*AIM*: Starting at the top of the entries below, write out each line up to and including the one containing "import plotly.graph_objects as go". Leave the pictures out.

**** INFORMATION GIVEN ****

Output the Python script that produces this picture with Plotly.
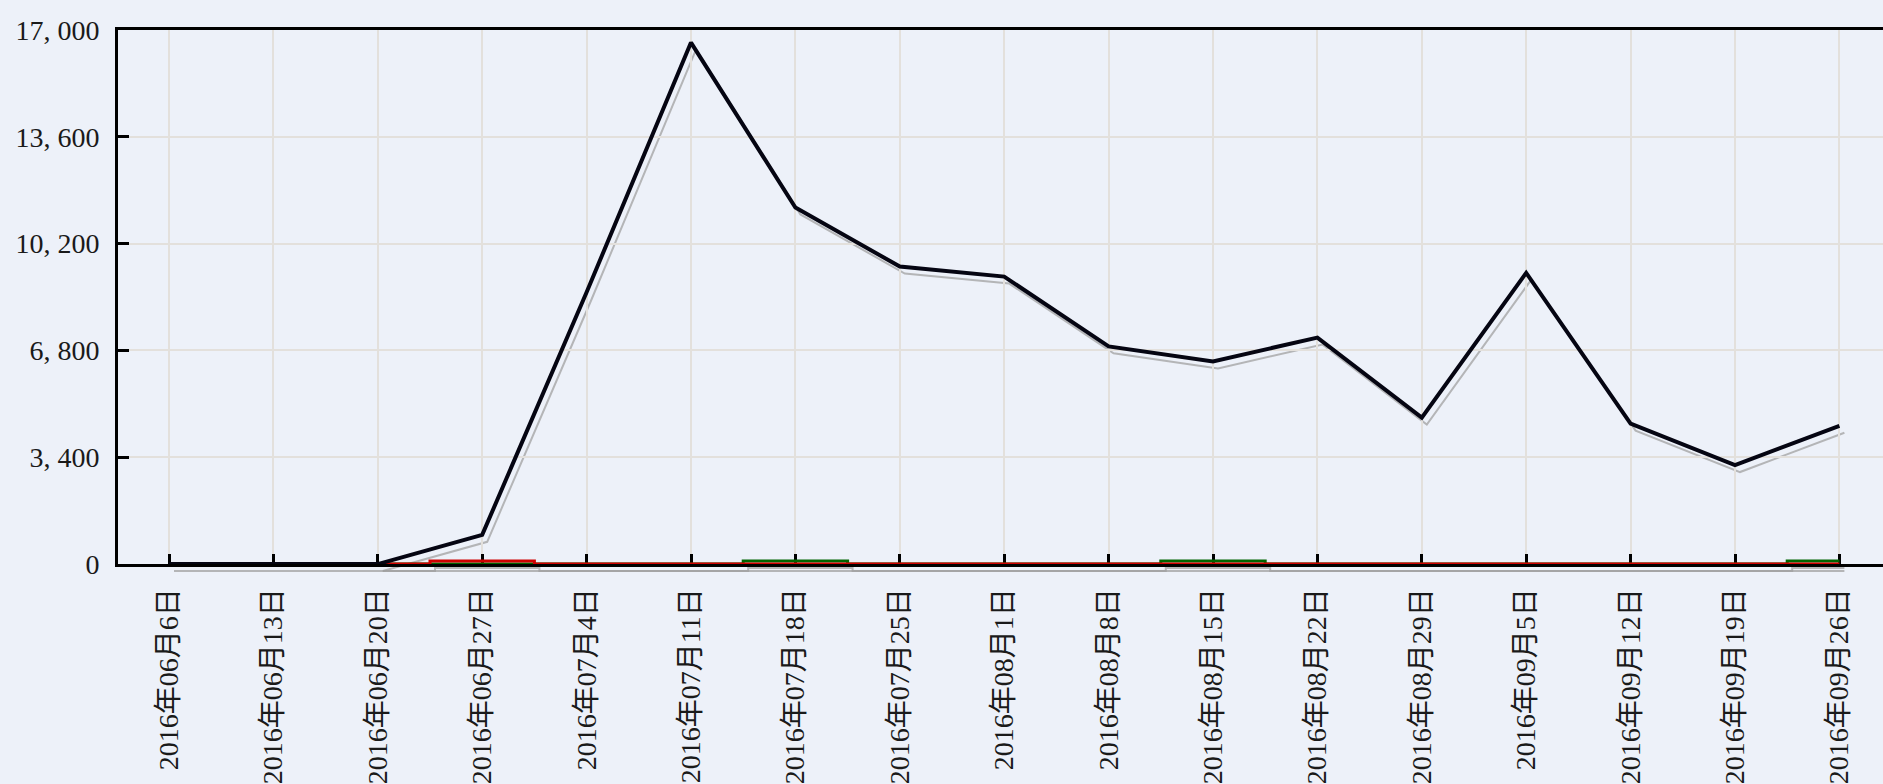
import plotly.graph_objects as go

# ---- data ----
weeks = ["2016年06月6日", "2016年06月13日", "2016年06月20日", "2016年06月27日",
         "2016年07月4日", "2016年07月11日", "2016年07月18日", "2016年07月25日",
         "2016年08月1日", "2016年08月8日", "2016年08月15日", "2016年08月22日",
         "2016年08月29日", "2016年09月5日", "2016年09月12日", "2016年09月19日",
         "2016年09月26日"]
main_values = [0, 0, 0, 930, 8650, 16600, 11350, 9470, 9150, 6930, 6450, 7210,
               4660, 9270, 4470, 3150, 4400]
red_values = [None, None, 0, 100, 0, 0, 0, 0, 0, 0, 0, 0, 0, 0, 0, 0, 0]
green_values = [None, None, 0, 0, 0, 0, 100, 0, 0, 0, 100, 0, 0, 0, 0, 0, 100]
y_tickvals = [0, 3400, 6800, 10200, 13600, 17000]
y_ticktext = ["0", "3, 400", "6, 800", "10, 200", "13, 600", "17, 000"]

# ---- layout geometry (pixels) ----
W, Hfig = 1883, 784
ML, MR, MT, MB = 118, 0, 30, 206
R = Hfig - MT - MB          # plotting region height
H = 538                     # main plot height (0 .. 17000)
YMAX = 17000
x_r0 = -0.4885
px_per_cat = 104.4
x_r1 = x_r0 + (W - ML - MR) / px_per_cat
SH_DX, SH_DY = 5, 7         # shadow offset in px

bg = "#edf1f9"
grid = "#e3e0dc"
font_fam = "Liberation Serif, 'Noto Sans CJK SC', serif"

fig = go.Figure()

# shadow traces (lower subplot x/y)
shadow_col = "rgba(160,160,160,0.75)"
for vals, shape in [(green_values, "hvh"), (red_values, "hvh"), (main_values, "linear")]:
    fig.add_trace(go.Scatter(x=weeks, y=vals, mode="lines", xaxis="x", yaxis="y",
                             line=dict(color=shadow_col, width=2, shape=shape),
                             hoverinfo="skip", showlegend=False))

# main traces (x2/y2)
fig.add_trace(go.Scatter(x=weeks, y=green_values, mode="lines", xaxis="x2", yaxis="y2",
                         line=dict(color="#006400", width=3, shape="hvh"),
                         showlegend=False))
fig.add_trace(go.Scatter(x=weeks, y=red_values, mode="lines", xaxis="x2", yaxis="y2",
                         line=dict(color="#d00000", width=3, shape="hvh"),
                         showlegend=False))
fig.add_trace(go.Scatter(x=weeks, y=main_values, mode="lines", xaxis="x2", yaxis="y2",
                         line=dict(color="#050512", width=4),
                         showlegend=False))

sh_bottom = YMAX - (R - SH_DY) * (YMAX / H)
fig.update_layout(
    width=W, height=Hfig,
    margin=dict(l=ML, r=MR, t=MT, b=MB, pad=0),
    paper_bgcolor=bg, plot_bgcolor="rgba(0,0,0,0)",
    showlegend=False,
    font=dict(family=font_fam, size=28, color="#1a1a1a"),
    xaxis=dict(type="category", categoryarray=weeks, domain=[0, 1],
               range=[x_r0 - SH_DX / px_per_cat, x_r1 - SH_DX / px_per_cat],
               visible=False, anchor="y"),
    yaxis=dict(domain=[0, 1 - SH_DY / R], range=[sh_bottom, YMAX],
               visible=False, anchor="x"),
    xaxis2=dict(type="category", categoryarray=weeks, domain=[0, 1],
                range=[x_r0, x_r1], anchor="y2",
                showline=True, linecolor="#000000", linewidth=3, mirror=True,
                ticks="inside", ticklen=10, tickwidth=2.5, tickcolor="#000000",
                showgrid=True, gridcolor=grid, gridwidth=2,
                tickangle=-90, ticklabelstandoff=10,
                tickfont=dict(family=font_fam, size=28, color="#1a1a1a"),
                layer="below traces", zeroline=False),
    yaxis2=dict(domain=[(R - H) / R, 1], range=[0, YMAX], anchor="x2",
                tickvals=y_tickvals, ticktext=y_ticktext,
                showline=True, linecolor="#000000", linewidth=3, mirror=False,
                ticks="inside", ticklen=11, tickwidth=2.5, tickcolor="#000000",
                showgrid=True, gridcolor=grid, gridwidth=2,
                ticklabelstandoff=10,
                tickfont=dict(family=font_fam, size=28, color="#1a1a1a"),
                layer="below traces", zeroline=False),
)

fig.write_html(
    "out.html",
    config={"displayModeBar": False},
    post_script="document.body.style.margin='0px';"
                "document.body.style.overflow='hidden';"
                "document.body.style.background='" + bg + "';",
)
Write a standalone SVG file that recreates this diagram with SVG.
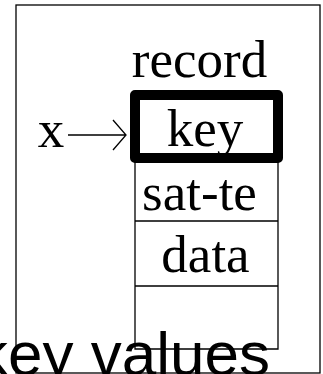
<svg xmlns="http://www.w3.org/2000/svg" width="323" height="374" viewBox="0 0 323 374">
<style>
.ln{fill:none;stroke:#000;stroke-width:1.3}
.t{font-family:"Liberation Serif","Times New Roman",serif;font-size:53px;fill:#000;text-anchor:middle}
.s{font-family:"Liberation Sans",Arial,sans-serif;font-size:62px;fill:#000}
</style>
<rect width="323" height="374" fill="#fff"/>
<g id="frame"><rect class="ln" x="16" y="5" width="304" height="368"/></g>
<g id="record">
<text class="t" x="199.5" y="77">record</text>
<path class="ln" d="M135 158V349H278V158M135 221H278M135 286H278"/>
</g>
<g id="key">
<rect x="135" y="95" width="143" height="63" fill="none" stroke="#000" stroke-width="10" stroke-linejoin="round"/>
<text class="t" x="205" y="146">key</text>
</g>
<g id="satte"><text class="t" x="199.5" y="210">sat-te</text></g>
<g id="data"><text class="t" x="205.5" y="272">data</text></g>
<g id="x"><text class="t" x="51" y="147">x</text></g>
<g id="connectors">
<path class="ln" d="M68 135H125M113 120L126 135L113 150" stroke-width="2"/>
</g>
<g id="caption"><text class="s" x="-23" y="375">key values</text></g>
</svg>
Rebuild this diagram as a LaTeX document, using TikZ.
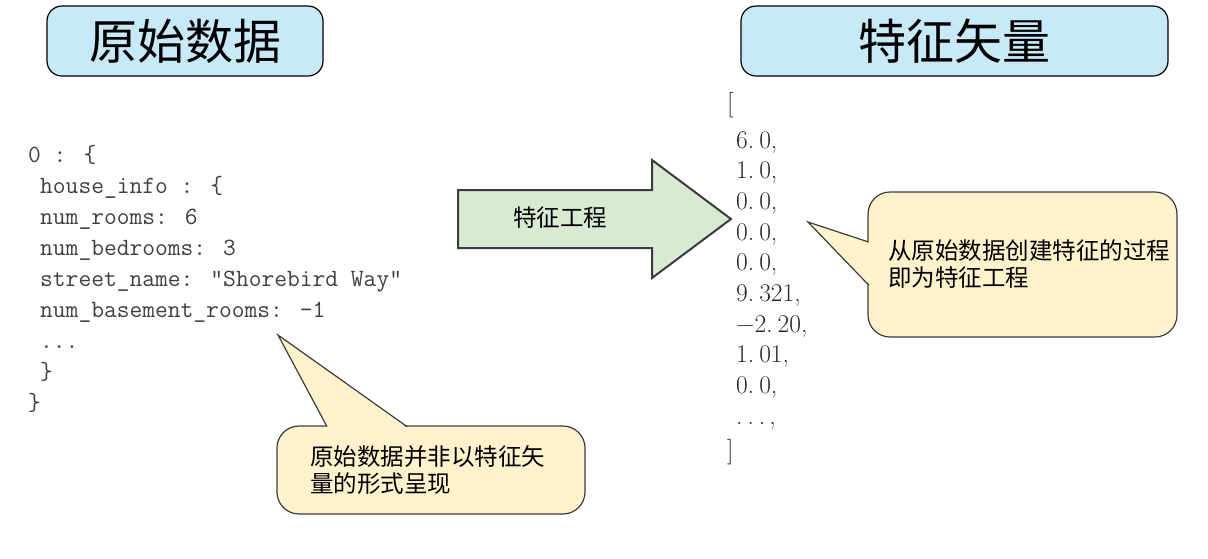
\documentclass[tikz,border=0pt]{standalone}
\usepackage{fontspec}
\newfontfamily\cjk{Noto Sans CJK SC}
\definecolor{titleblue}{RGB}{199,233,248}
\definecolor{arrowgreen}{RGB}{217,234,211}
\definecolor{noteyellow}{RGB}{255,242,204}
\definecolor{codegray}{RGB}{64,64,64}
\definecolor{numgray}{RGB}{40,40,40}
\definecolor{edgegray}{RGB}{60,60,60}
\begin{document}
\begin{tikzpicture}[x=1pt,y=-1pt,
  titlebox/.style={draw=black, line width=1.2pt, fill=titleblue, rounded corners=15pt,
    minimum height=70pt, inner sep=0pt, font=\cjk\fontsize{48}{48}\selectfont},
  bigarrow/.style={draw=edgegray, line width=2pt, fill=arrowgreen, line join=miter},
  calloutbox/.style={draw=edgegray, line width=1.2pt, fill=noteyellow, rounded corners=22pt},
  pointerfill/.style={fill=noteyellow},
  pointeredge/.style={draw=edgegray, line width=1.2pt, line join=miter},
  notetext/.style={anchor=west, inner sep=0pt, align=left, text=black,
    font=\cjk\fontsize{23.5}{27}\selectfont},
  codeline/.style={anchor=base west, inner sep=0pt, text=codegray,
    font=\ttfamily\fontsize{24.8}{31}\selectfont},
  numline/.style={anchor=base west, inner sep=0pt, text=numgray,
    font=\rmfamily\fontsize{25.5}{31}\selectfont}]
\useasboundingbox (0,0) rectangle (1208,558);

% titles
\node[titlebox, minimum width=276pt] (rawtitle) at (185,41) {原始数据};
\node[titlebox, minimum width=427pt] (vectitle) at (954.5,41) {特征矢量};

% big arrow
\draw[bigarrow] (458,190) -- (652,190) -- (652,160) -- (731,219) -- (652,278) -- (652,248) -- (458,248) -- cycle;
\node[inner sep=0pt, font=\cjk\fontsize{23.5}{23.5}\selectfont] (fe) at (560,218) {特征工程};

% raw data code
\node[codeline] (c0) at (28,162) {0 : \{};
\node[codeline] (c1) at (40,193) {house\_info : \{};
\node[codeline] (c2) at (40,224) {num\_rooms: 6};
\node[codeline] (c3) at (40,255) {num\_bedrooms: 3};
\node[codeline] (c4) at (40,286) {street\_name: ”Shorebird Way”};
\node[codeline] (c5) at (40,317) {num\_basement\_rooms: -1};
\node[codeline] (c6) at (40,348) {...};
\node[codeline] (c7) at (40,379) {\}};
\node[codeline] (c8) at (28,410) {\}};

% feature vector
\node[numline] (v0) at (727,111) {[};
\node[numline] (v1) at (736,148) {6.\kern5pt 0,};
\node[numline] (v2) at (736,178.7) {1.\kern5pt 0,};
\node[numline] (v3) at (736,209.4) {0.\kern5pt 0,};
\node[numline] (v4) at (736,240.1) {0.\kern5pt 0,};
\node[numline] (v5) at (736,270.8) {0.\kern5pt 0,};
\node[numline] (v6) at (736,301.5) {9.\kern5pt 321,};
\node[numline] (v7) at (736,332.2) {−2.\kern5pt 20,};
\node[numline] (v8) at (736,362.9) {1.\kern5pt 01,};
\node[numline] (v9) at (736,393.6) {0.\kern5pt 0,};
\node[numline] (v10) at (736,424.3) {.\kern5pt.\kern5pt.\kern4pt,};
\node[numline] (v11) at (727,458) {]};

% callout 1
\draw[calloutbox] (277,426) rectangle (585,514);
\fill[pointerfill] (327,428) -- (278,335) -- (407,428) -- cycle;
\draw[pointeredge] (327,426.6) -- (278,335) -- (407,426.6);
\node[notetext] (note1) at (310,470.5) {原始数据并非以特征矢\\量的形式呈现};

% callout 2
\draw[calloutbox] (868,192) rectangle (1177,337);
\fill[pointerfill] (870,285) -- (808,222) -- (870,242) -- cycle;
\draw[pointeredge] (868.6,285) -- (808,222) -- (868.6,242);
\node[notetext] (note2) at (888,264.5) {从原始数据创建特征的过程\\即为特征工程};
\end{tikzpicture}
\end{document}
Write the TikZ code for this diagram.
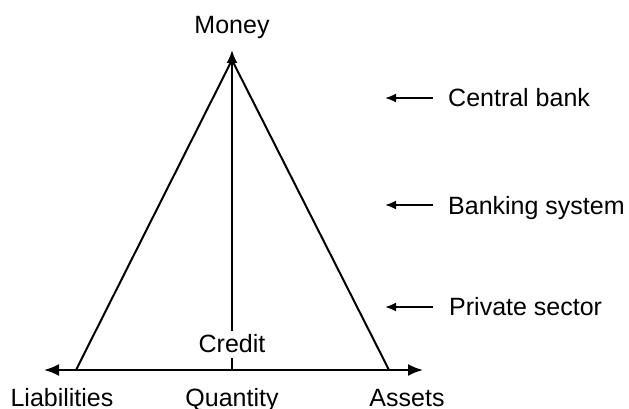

****

*TASK RESPONSE*:
Output the Python script that produces this picture with Plotly.
import plotly.graph_objects as go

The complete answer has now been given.